Keeping Score investigates the compelling stories behind and intertwined with classical music. Regardless of your musical background, the San Francisco Symphony and Michael Tilson Thomas are ready to conduct you through the fascinating history and modern interpretations of these masterworks.

You never know when or where revolutions will start. They can be social or political or artistic. Often, these artistic revolutions—revolutions in taste—seem to predict other changes in society. That's exactly the case with The Rite of Spring. Igor Stravinsky wrote The Rite of Spring in 1913. It redefined 20th-century music, much as Beethoven's Eroica had transformed music a century before.

Savage and primitive, hypnotic and hell-bent, Igor Stravinsky's The Rite of Spring turned Paris into the scene of one of the most astounding opening nights in history.
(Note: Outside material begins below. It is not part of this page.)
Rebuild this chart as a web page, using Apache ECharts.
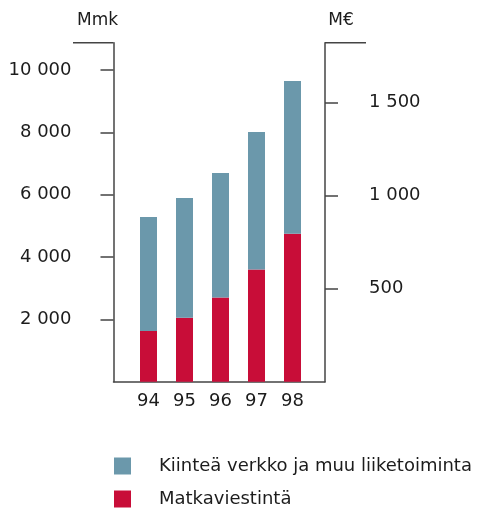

The Rite of Spring may not be as shocking today as it was at that scandalous premiere in 1913, but it still has that edgy, intense, almost out-of-control feeling that makes it as exhilarating—and liberating—as music can be.

In this episode of Keeping Score, the clutching tendrils of the music pull us back through France and Russia to the wild abandon of pagan times. With it, Stravinsky took himself far into the realm of the unconscious. The music seemed designed with no apparent order but driven by pure gut feeling.